If Žalgiris is speed, Jonavos is pure, calculated destruction. Under coach Virginijus Šeškus, Jonavos has won four of their last five. More impressively, they lead the league in offensive rebounding percentage (34.7%) during that stretch. They do not care about transition defense. They hunt second-chance points with a savage, almost football-like set-piece mentality. Their half-court sets are slow and methodical, designed to isolate their bigs on mismatches. Jonavos forces opponents into the league’s lowest assist-to-turnover ratio (0.89), clogging passing lanes with a hybrid zone-man defense that switches into a 2-3 look on baseline drives.

The kingpin is Martins Laksa, who is enjoying a career renaissance. He averages 18.4 points on 46% shooting from three. But the true barometer is point guard Adas Juskevičius. At 35, he plays at a glacial pace that infuriates younger guards, drawing fouls on 27% of his drives. Jonavos will be without reserve wing Tomas Lekūnas (concussion), which shortens their rotation to just seven reliable players. This is a double-edged sword: fatigue is a risk, but the core seven have a telepathic understanding in the pick-and-roll.
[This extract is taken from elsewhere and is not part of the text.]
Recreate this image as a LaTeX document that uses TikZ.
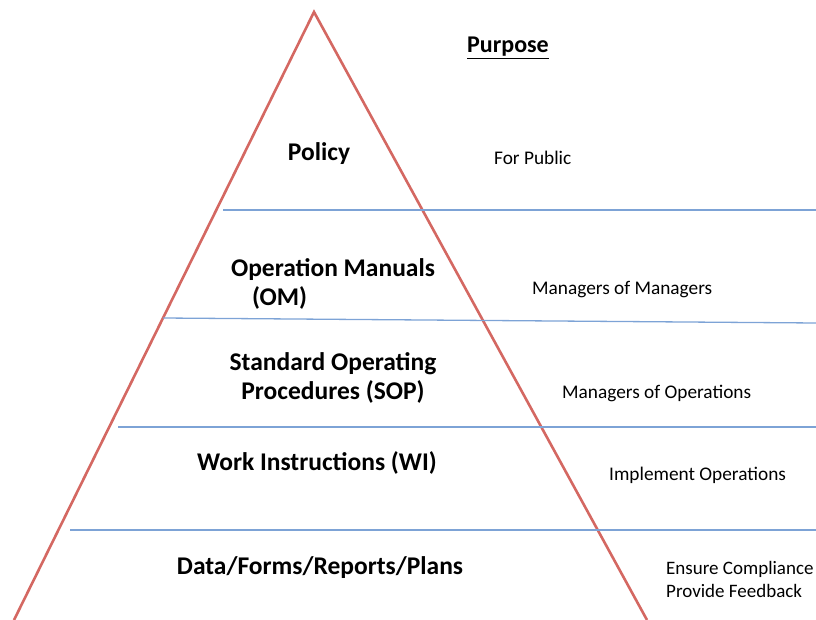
\documentclass[tikz,border=0pt]{standalone}
\usepackage{fontspec}
\setmainfont{Carlito}
\usepackage{xcolor}
\usetikzlibrary{positioning}
\definecolor{edgered}{RGB}{212,104,98}
\definecolor{tierblue}{RGB}{125,163,214}

\begin{document}
\begin{tikzpicture}[
    x=1pt, y=-1pt,
    side/.style={edgered, line width=2.6pt},
    tier/.style={tierblue, line width=1.3pt},
    level/.style={font=\fontsize{25.5}{28.5}\selectfont\bfseries, align=center},
    purpose/.style={font=\fontsize{19.3}{23}\selectfont, anchor=west, align=left, inner xsep=1pt}
]
\useasboundingbox (0,0) rectangle (816,620);

% triangle
\coordinate (apex) at (314,12);
\coordinate (baseL) at (14,620);
\coordinate (baseR) at (647,620);
\draw[side, line join=miter] (baseL) -- (apex) -- (baseR);

% tier lines
\coordinate (t1a) at (223,210);
\coordinate (t1b) at (816,210);
\coordinate (t2a) at (163,318);
\coordinate (t2b) at (816,323);
\coordinate (t3a) at (118,427);
\coordinate (t3b) at (816,427);
\coordinate (t4a) at (70,530);
\coordinate (t4b) at (816,530);
\draw[tier] (t1a) -- (t1b);
\draw[tier] (t2a) -- (t2b);
\draw[tier] (t3a) -- (t3b);
\draw[tier] (t4a) -- (t4b);

% levels
\node[level] (policy) at (319,154) {Policy};
\node[level, align=left] (om) at (333,284) {Operation Manuals\\\hspace*{21pt}(OM)};
\node[level] (sop) at (333,378) {Standard Operating\\Procedures (SOP)};
\node[level] (wi) at (317,463) {Work Instructions (WI)};
\node[level] (data) at (320,568) {Data/Forms/Reports/Plans};

% purpose column
\node[font=\fontsize{24}{28}\selectfont\bfseries] (head) at (508,48) {\underline{Purpose}};
\node[purpose] (p1) at (493,158) {For Public};
\node[purpose] (p2) at (531,290) {Managers of Managers};
\node[purpose] (p3) at (561,393) {Managers of Operations};
\node[purpose] (p4) at (608,475) {Implement Operations};
\node[purpose, font=\fontsize{19}{23}\selectfont] (p5) at (665,579) {Ensure Compliance\\Provide Feedback};

\end{tikzpicture}
\end{document}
Specifically, their “Spain PNR” action has crushed Žalgiris’ drop coverage in past meetings.

Head-to-Head: History and Psychology

The history is brief but violent. In their three meetings this season, the margins of victory have been 9, 4, and 15 points—all Žalgiris wins, but none were comfortable. The last clash on April 2nd saw Jonavos out-rebound Žalgiris 44 to 29, including 17 offensive boards. Žalgiris won only because Evans hit a prayer step-back three with 1.2 seconds left. That loss has festered in the Jonavos locker room. Psychologically, Žalgiris holds the upper hand in legacy, but Jonavos holds the tactical blueprint. The persistent trend is clear: if Jonavos keeps the game within five points entering the fourth quarter, their execution in late-shot-clock situations (1.15 points per possession, best in LKL) overwhelms Žalgiris’ tendency to go hero-ball.

Key Battles and Critical Zones

The Decisive Duels: First, watch Rolands Šmits against Jonavos’ frontcourt of Nweke and Šeškus. Šmits’ mobility helps Žalgiris stretch the floor, but his defensive rebounding (just 4.2 per 36 minutes) is a liability against Nweke’s brute force. Second, the coaching chess match: Trinchieri’s press versus Šeškus’ zone. Žalgiris wants to speed the game to 85+ possessions; Jonavos wants to grind it below 70.

The Critical Zone: The right wing. Jonavos runs 38% of their offense through handoffs on the right elbow, leading to either a Laksa three or a backdoor cut. Žalgiris’ weakest defender—typically guard Lukas Lekavičius—gets isolated there. If Jonavos attacks that zone early and draws two fouls on Lekavičius, the entire Žalgiris rotation cracks. Conversely, if Žalgiris can generate turnovers on that same wing by trapping the slower Juskevičius, they can trigger the fast break that renders Jonavos’ offensive rebounding irrelevant.

Match Scenario and Prediction

Expect a war of attrition. Žalgiris will open with a full-court press, attempting to blitz Jonavos into early mistakes. Jonavos will absorb the pressure, walk the ball up, and deliberately pound the offensive glass. They aim to get Šmits and Cavanaugh in foul trouble by the eight-minute mark of the second quarter. The middle two quarters will be a slugfest—low possession, high physicality, with Evans trying to beat his man off the dribble only to find a shrinking lane.

The game will hinge on the final four minutes. Jonavos’ lack of rotation depth (only seven players) means their three-point defense will collapse. This is where Keenan Evans, on one good ankle, will either become a hero or a ball-stopper.

Prediction: The total points will stay under 162.5 due to Jonavos’ deliberate pace. The handicap is treacherous, but Jonavos +8.5 points is the sharp play. For the outright winner, the metrics suggest an upset, but experience whispers caution. Žalgiris wins a grinder, 81-78, but they do not cover the spread. The key metric to watch is offensive rebounding differential. If Jonavos gets more than 12 second-chance points, they win outright. If Žalgiris holds them to under 10, the home crowd goes home happy.

Final Thoughts

This is not a rehearsal for the playoffs. This is the playoffs arriving early for Jonavos and a stress test for Žalgiris’ fading dynasty. The core question this match will answer is brutally simple: Can deliberate, physical, system-based basketball topple the individual brilliance of a EuroLeague giant on its home floor? By 10 PM on May 20th, either Žalgiris reasserts order, or Jonavos proves that in modern basketball, heart and a game plan hit harder than reputation.